Sat Aug 24, 2013 8:30 pm
Sharpening a sharp knife is easy so by cutting into the stone and dulling the knife it shows actual progress.
Sun Aug 25, 2013 4:52 pm
Cliff Stamp calls this "destressing the edge". He does it as a normal part of sharpening. His idea, as I understand it, is that cutting into the stone removes metal at the edge that was weak and "stressed" by being used for cutting. Removing it reveals fresh metal that's ready to be ground into a new edge.
There's probably some merit to this idea as Cliff seems to be very knowledgeable about edges, sharpening, cutting performance, etc.
Sun Aug 25, 2013 5:30 pm
Lol, Cliff Stamp
Sun Aug 25, 2013 7:02 pm
If you sharpen using the burr method you are going to grind in to new steel anyways. I find this step unneeded.

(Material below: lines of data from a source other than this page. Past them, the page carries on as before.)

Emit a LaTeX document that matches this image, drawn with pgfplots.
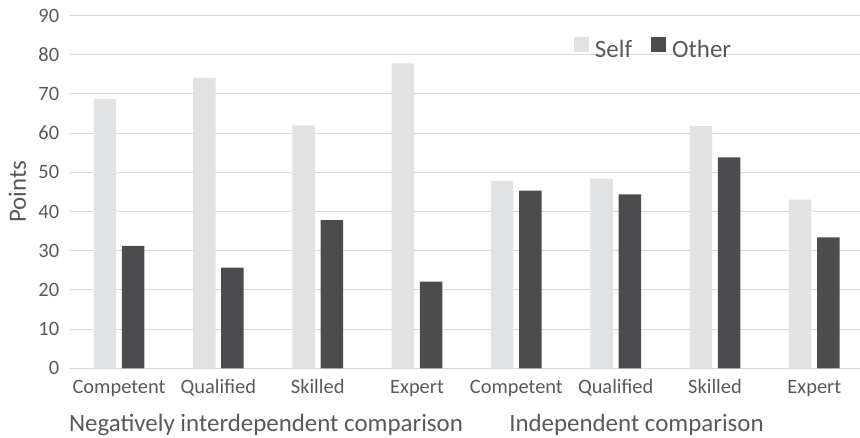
\documentclass[border=0pt]{standalone}
\usepackage{pgfplots}
\pgfplotsset{compat=1.18}
\usepackage{fontspec}
\setmainfont{Carlito}

\definecolor{selfgrey}{RGB}{225,226,228}
\definecolor{othergrey}{RGB}{76,76,78}
\definecolor{gridgrey}{RGB}{217,217,217}
\definecolor{labelgrey}{RGB}{89,89,89}

\begin{document}
\begin{tikzpicture}
\begin{axis}[
  at={(0,0)}, anchor=south west,
  scale only axis, width=790.6bp, height=352.8bp,
  xmin=-0.5, xmax=7.46, ymin=0, ymax=90,
  ytick={0,10,...,90},
  xtick={0,...,7},
  xticklabels={Competent,Qualified,Skilled,Expert,Competent,Qualified,Skilled,Expert},
  axis x line*=bottom, axis y line*=left,
  x axis line style={gridgrey, line width=1.4bp},
  y axis line style={draw=none},
  major tick length=0pt,
  ymajorgrids, grid style={gridgrey, line width=1bp},
  tick label style={font=\fontsize{20.5}{24}\selectfont, text=labelgrey},
  /pgf/number format/assume math mode=true,
  yticklabel style={anchor=east, inner sep=0pt, xshift=-10bp},
  xticklabel style={anchor=base, inner sep=0pt, yshift=-24.7bp},
  legend columns=2,
  legend style={at={(0.7376,0.908)}, anchor=center, draw=none, fill=none,
    font=\fontsize{25}{30}\selectfont, text=labelgrey,
    nodes={inner sep=0pt},
    /tikz/every odd column/.append style={column sep=6bp},
    /tikz/every even column/.append style={column sep=19bp}},
  legend image code/.code={\fill[#1] (0bp,-2bp) rectangle (15bp,13bp);},
]
\addplot[ybar, bar width=22.5bp, bar shift=-14.1bp, fill=selfgrey, draw=none]
  coordinates {(0,68.7) (1,74.1) (2,62.0) (3,77.8) (4,47.8) (5,48.4) (6,61.8) (7,43.0)};
\addlegendentry{Self}
\addplot[ybar, bar width=22.5bp, bar shift=14.1bp, fill=othergrey, draw=none]
  coordinates {(0,31.2) (1,25.7) (2,37.8) (3,22.1) (4,45.3) (5,44.4) (6,53.8) (7,33.4)};
\addlegendentry{Other}
\end{axis}

% axis title and group captions
\node[font=\fontsize{25}{30}\selectfont, text=labelgrey, rotate=90, anchor=base]
  at (-43.4bp,176.4bp) {Points};
\node[font=\fontsize{25}{30}\selectfont, text=labelgrey, anchor=base]
  at (196.6bp,-63.4bp) {Negatively interdependent comparison};
\node[font=\fontsize{25}{30}\selectfont, text=labelgrey, anchor=base]
  at (567.1bp,-63.4bp) {Independent comparison};

\pgfresetboundingbox
\path[use as bounding box] (-69.4bp,-69.7bp) rectangle (790.6bp,368.3bp);
\end{tikzpicture}
\end{document}
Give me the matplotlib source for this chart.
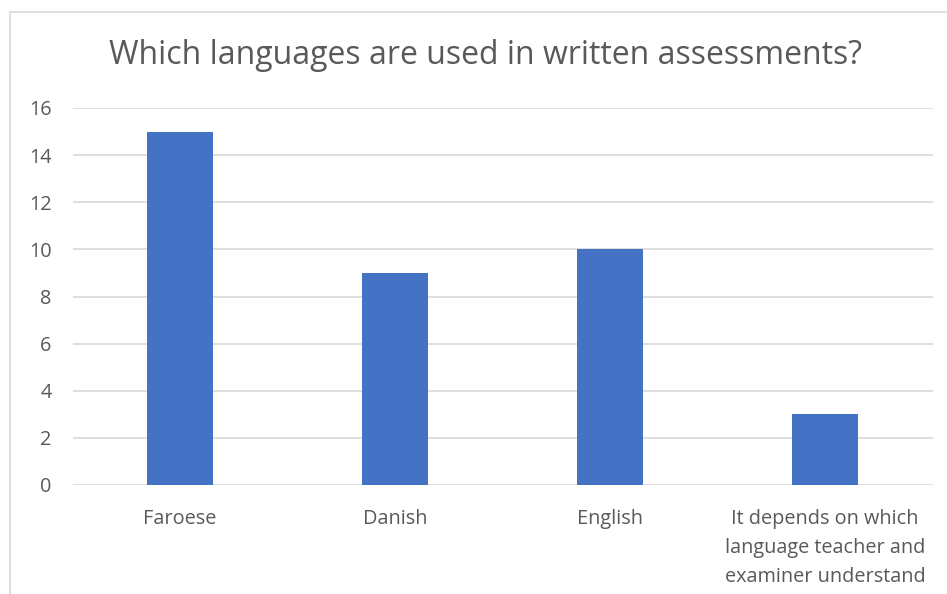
import matplotlib
matplotlib.use("Agg")
import matplotlib.pyplot as plt
from matplotlib.patches import Rectangle

categories = ["Faroese", "Danish", "English",
              "It depends on which\nlanguage teacher and\nexaminer understand"]
counts = [15, 9, 10, 3]
yticks = [0, 2, 4, 6, 8, 10, 12, 14, 16]

text_color = "#595959"
bar_color = "#4472C4"
grid_color = "#D9D9D9"

plt.rcParams["font.family"] = ["Open Sans", "DejaVu Sans"]

fig = plt.figure(figsize=(9.47, 5.94), dpi=100)

# chart border (cropped at right / bottom in the original)
fig.patches.append(Rectangle((10 / 947, -0.1), 1.2, 1 - 12 / 594 + 0.1,
                             transform=fig.transFigure, fill=False,
                             edgecolor=grid_color, linewidth=1.2))

ax = fig.add_axes([72.5 / 947, 1 - 485 / 594, 860 / 947, 377 / 594])
x = range(len(categories))
ax.bar(x, counts, width=0.31, color=bar_color, zorder=3)

ax.set_xlim(-0.5, len(categories) - 0.5)
ax.set_ylim(0, 16)
ax.set_yticks(yticks)
ax.set_xticks(list(x))
ax.set_xticklabels(categories, fontsize=14.3, color=text_color, linespacing=1.6)
ax.tick_params(axis="y", labelsize=14.3, labelcolor=text_color, length=0, pad=15)
ax.tick_params(axis="x", length=0, pad=17)
ax.grid(axis="y", color=grid_color, linewidth=1.2, zorder=0)
for s in ax.spines.values():
    s.set_visible(False)

fig.text(485 / 947, 1 - 56 / 594, "Which languages are used in written assessments?",
         ha="center", va="center", fontsize=23, color=text_color)

fig.savefig("out.png", dpi=100)
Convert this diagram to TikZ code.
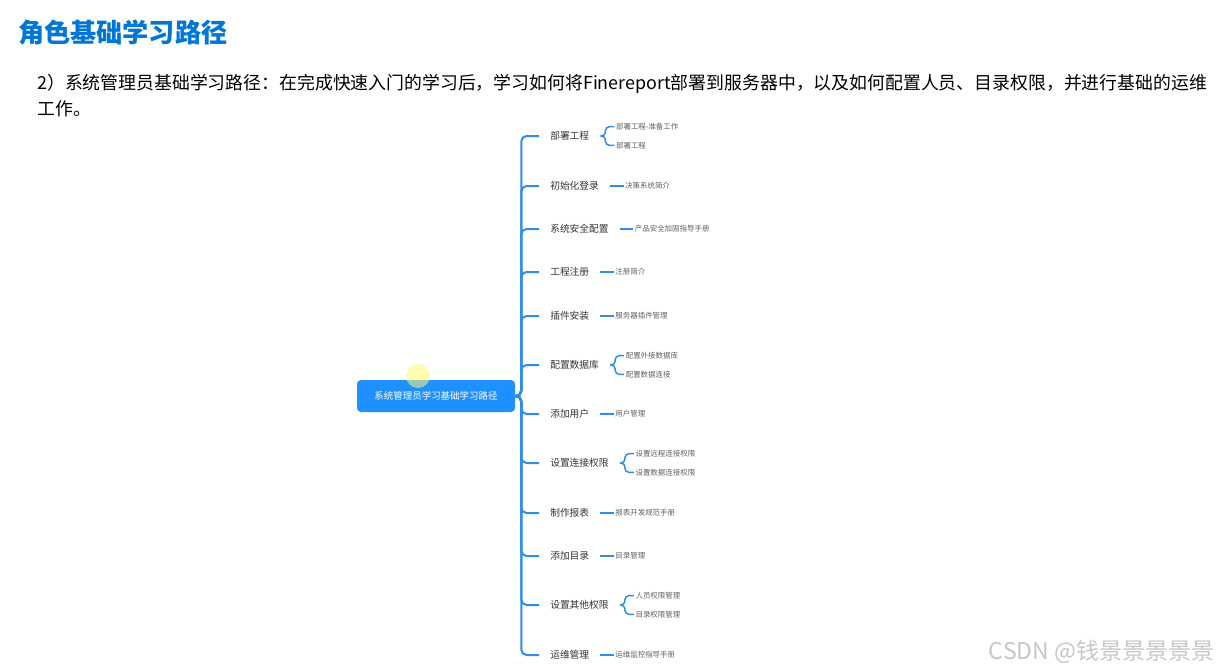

But iin MKF's vid, its done to show cutting speed on a blunted edge.
Sun Aug 25, 2013 8:20 pm
Cliff Stamp talks a lot about things he has no clue about.
Sun Aug 25, 2013 8:36 pm
I'm sure Mr. Stamp is a very knowledgeable fellow. I've never been able to figure out what he is really trying to say. Could be me I suppose.
Sun Aug 25, 2013 8:50 pm
in any kitchen knife forum i've been in, cliff stamp has been pretty much ridiculed. there's probably a reason why.
Sun Aug 25, 2013 9:53 pm
I thought it was me too. I found deciphering Cliff Stamp's posts similar to trying to decipher Dave Martel's posts. I found Dave's gibberish sometimes to be more humorous than Cliff's. The humorous screen name, Cliff Stamp, does not inspire confidence; The name DullBlade doesn't inspire confidence either.
Sun Aug 25, 2013 11:04 pm
I used to cut into the stone so I knew I had an even starting point along the whole edge, to try to prevent one section from getting sharp ahead of the others. The family kitchen knife set (a wedding gift) frequently needs a couple of refreshing passes to remove tiny amounts of damage from the dishwasher and from being used on a glass "cutting board." I've also seen some village sharpeners do the edge cutting into the stone on those bicycle powered wheel sharpeners. FWIW, I've been able to get disturbing edges on some knives following Cliff's destress, shape, deburr, & hone method, in a very short time, even on knives that have given me trouble in the past.